# Diseased Water??



## PGAACES (May 20, 2010)

Hi all,
I have a couple issues if someone would be so kind as to direct me. I keep getting different opinions from so called fish experts from pet stores.
Just set up my 77 gallon aquarium 3 weeks ago, used cycle to start out my bacteria cycle. Bought a rena canister filter. Was told to buy some feeder fish to get my tank cycle going even faster, so i did, bought 15 fair size feeders 2-3 inches. 2 of the feeders I noticed a couple days later had seemed like a skin disease almost like white flesh on fins and body, now a majority of them have it. I want to take all my feeders out of my tank and into a hospital tank which I have a 10 gallon. Question, is my water diseased, what do i do? Should I do a 1/2 water change, suck up the gravel, wash out filters. Should I buy some cycle and just keep adding it? I want to get some community fish, but not if my water is messed up. How long now do i have to wait to put fish in my sick tank?

Thanks, Paul


----------



## jeffro0050 (Apr 4, 2010)

Not sure why someone told you to cycle with feeders- This is a very very bad idea.
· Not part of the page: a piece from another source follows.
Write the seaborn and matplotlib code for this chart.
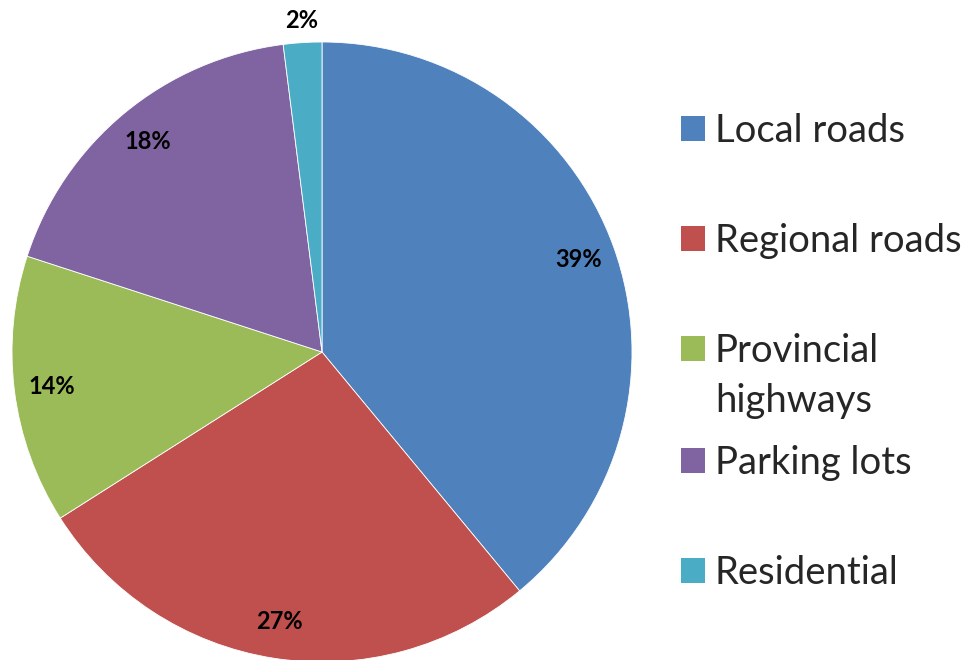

Feeders are notoriously disease ridden- they are not known to be good for feeding your fish, ironically.

Are these feeders from a big goldfish tank at a petco/petsmart?


Secondly- It depends on what the fish are dieing from. Velvet/ich can stay dormant in gravel for a while I have heard, so I'd suggest diagnosing those symptoms and making sure that those are not the killers before adding any new fish.


----------